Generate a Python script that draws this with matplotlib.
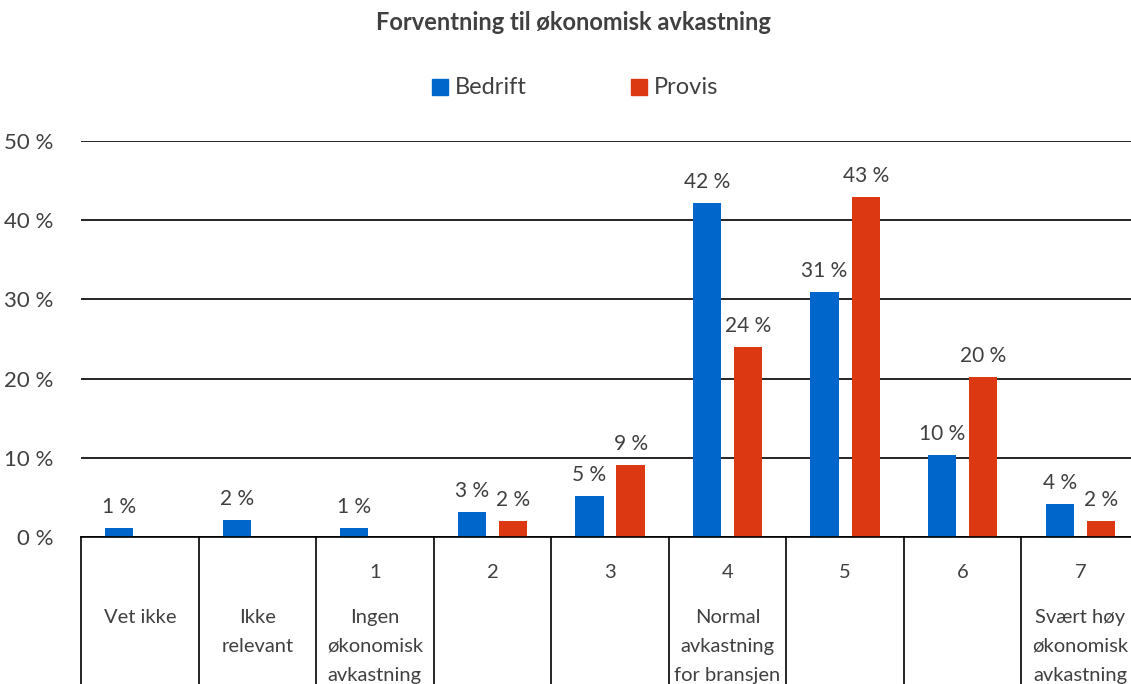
import matplotlib
matplotlib.use("Agg")
import matplotlib.pyplot as plt
from matplotlib.transforms import blended_transform_factory
from matplotlib.patches import Rectangle

plt.rcParams['font.family'] = ['Lato', 'DejaVu Sans']

title = "Forventning til økonomisk avkastning"
series_names = ["Bedrift", "Provis"]
scale_numbers = ["", "", "1", "2", "3", "4", "5", "6", "7"]
category_texts = ["Vet ikke", "Ikke\nrelevant", "Ingen\nøkonomisk\navkastning", "", "",
                  "Normal\navkastning\nfor bransjen", "", "", "Svært høy\nøkonomisk\navkastning"]
bedrift = [1.1, 2.1, 1.1, 3.2, 5.2, 42.2, 30.9, 10.4, 4.2]
provis = [None, None, None, 2.0, 9.1, 24.0, 42.9, 20.2, 2.0]
yticks = [0, 10, 20, 30, 40, 50]
ytick_labels = ["0 %", "10 %", "20 %", "30 %", "40 %", "50 %"]

colors = ["#0066CC", "#DC3912"]
text_color = "#404040"

W, H = 1131, 684
fig = plt.figure(figsize=(W / 100, H / 100), dpi=100)
ax = fig.add_axes([81 / W, 147 / H, 1058 / W, 396 / H])

n = len(bedrift)
xs = list(range(n))
bw = 0.24
off = 0.175
for i in xs:
    for s, (vals, c) in enumerate(zip([bedrift, provis], colors)):
        v = vals[i]
        if v is None:
            continue
        x = i + (-off if s == 0 else off)
        ax.bar(x, v, width=bw, color=c, zorder=3)
        ax.annotate(f"{round(v)} %", (x, v), xytext=(0, 8), textcoords="offset points",
                    ha="center", va="bottom", fontsize=15, color=text_color)

ax.set_xlim(-0.5, n - 0.5)
ax.set_ylim(0, 50)
ax.set_yticks(yticks)
ax.set_yticklabels(ytick_labels, fontsize=16, color=text_color)
ax.tick_params(axis="y", length=0, pad=20)
ax.tick_params(axis="x", length=0, labelbottom=False)
ax.yaxis.grid(True, color="black", linewidth=1.2, zorder=0)
ax.set_axisbelow(True)
for sp in ["top", "right", "left"]:
    ax.spines[sp].set_visible(False)
ax.spines["bottom"].set_color("black")
ax.spines["bottom"].set_linewidth(1.2)
ax.spines["bottom"].set_zorder(4)

tr = blended_transform_factory(ax.transData, fig.transFigure)
for i in range(n + 1):
    ax.plot([i - 0.5, i - 0.5], [(H - 537) / H, -0.05], transform=tr, color="black",
            linewidth=1.2, clip_on=False)
for i in xs:
    if scale_numbers[i]:
        ax.text(i, (H - 572) / H, scale_numbers[i], transform=tr, ha="center", va="center",
                fontsize=14.5, color=text_color)
    if category_texts[i]:
        ax.text(i, (H - 609) / H, category_texts[i], transform=tr, ha="center", va="top",
                fontsize=14.5, color=text_color, linespacing=1.85)

fig.text(573 / W, (H - 22) / H, title, ha="center", va="center", fontsize=17,
         fontweight="bold", color=text_color)

# legend
for (name, c, x0) in zip(series_names, colors, [432, 631]):
    fig.patches.append(Rectangle((x0 / W, (H - 95) / H), 16 / W, 16 / H, color=c,
                                 transform=fig.transFigure, figure=fig))
    fig.text((x0 + 23) / W, (H - 87) / H, name, ha="left", va="center", fontsize=17,
             color=text_color)

fig.savefig("out.png", dpi=100)
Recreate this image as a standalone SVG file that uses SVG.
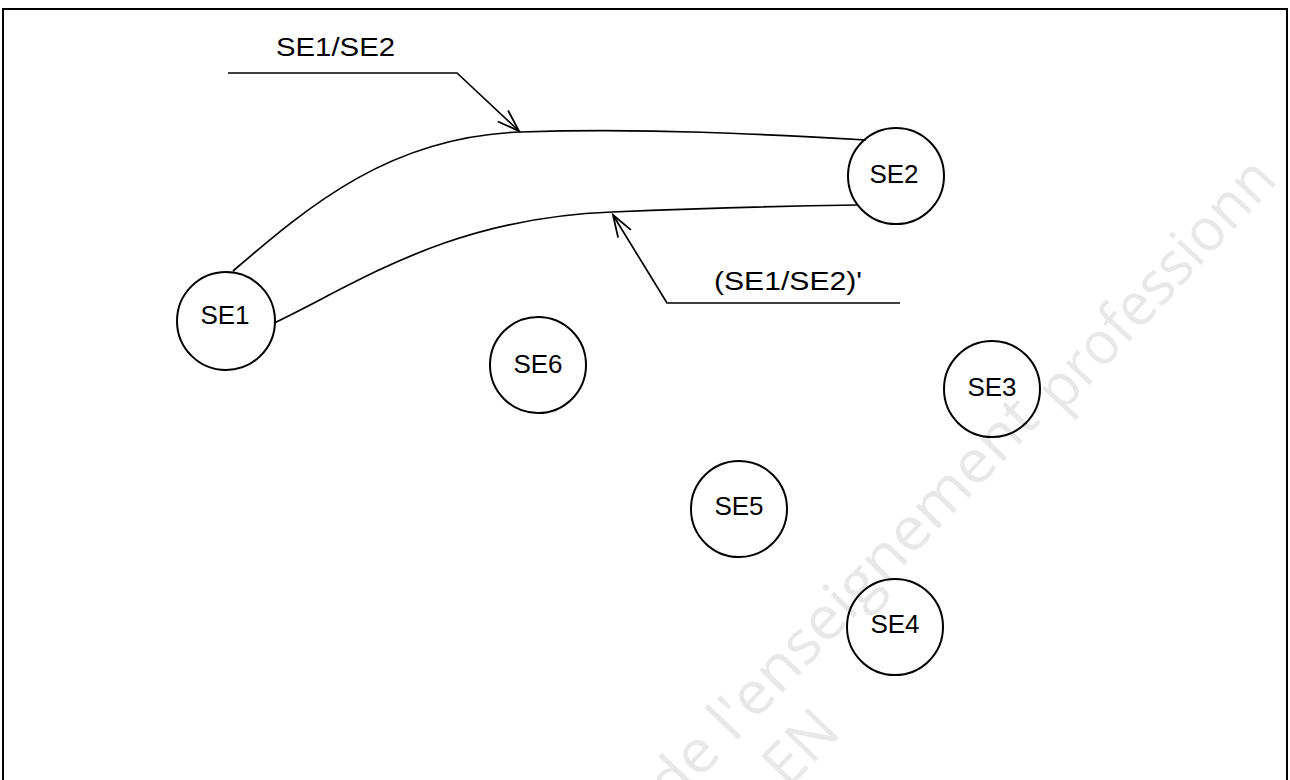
<svg xmlns="http://www.w3.org/2000/svg" width="1290" height="780" viewBox="0 0 1290 780">
  <defs>
    <style>
      .node circle { fill: none; stroke: #000; stroke-width: 2; }
      .node text, .lbl { font-family: "Liberation Sans", Arial, sans-serif; font-size: 26px; fill: #000; }
      .node text { text-anchor: middle; }
      .conn path, .conn polyline { fill: none; stroke: #000; stroke-width: 1.7; }
      .wm { font-family: "Open Sans", "DejaVu Sans", sans-serif; font-size: 60px; fill: #e8e8e8; }
    </style>
    <marker id="arr" markerUnits="userSpaceOnUse" markerWidth="30" markerHeight="20" viewBox="-24 -10 30 20" refX="0" refY="0" orient="auto">
      <path d="M-22,-7.5 L0,0 L-22,7.5" fill="none" stroke="#000" stroke-width="1.8"/>
    </marker>
  </defs>
  <rect width="1290" height="780" fill="#fff"/>

  <!-- watermark -->
  <g id="watermark">
    <text class="wm" transform="translate(672,808) rotate(-46.3)" textLength="535" lengthAdjust="spacingAndGlyphs">de l'enseignement</text>
    <text class="wm" transform="translate(1062,414) rotate(-47)" textLength="318" lengthAdjust="spacingAndGlyphs">professionn</text>
    <text class="wm" transform="translate(788,790) rotate(-46)">EN</text>
  </g>

  <!-- frame -->
  <rect id="frame" x="3" y="9" width="1284" height="790" fill="none" stroke="#000" stroke-width="2"/>

  <g id="connectors" class="conn">
    <path id="c-upper" d="M233,271 C310,205 390,137 520,132 C650,128 760,134 866,140"/>
    <path id="c-lower" d="M274,323 C360,282 450,218 612,212 C710,208 790,206 858,205"/>
    <polyline id="leader1" points="228,73 457,73 519,131" marker-end="url(#arr)"/>
    <polyline id="leader2" points="900,303 667,303 613,215" marker-end="url(#arr)"/>
  </g>

  <g id="labels">
    <text class="lbl" x="276" y="56" font-size="27" textLength="119" lengthAdjust="spacingAndGlyphs">SE1/SE2</text>
    <text class="lbl" x="714" y="290" font-size="27" textLength="148" lengthAdjust="spacingAndGlyphs">(SE1/SE2)'</text>
  </g>

  <g id="SE1" class="node"><circle cx="226" cy="321" r="49"/><text x="225" y="324">SE1</text></g>
  <g id="SE2" class="node"><circle cx="896" cy="176" r="48"/><text x="894" y="183">SE2</text></g>
  <g id="SE3" class="node"><circle cx="992" cy="389" r="48"/><text x="992" y="396">SE3</text></g>
  <g id="SE4" class="node"><circle cx="895" cy="627" r="48"/><text x="895" y="633">SE4</text></g>
  <g id="SE5" class="node"><circle cx="739" cy="509" r="48"/><text x="739" y="515">SE5</text></g>
  <g id="SE6" class="node"><circle cx="538" cy="365" r="48"/><text x="538" y="373">SE6</text></g>
</svg>
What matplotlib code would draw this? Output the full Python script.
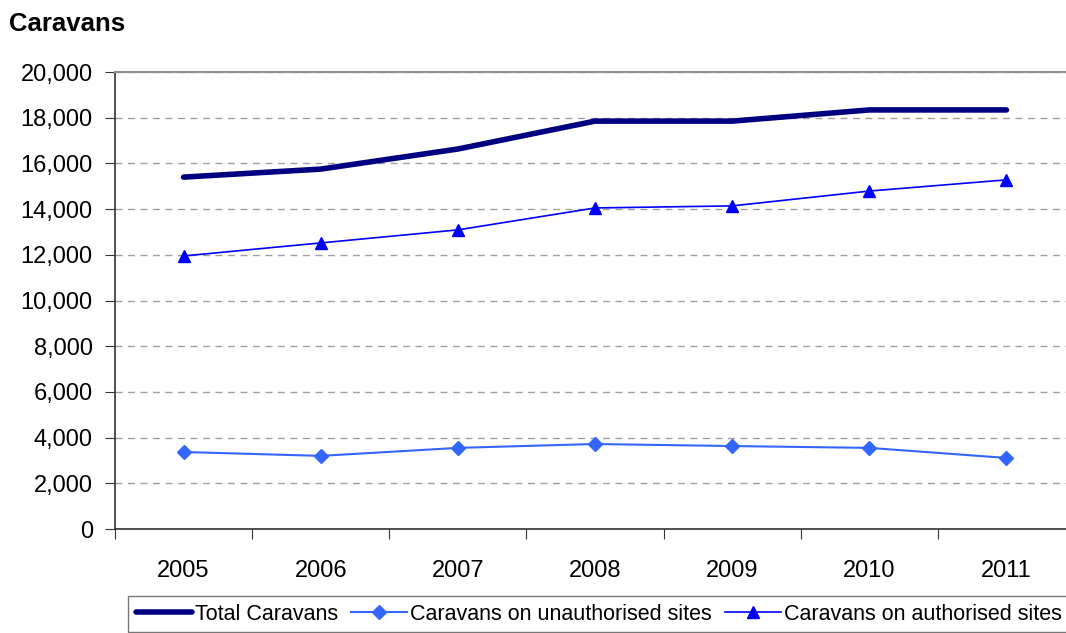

####################

- Written request:
In the data above, count the lines where the word "this" appears; reply with the number only.

- Output:
3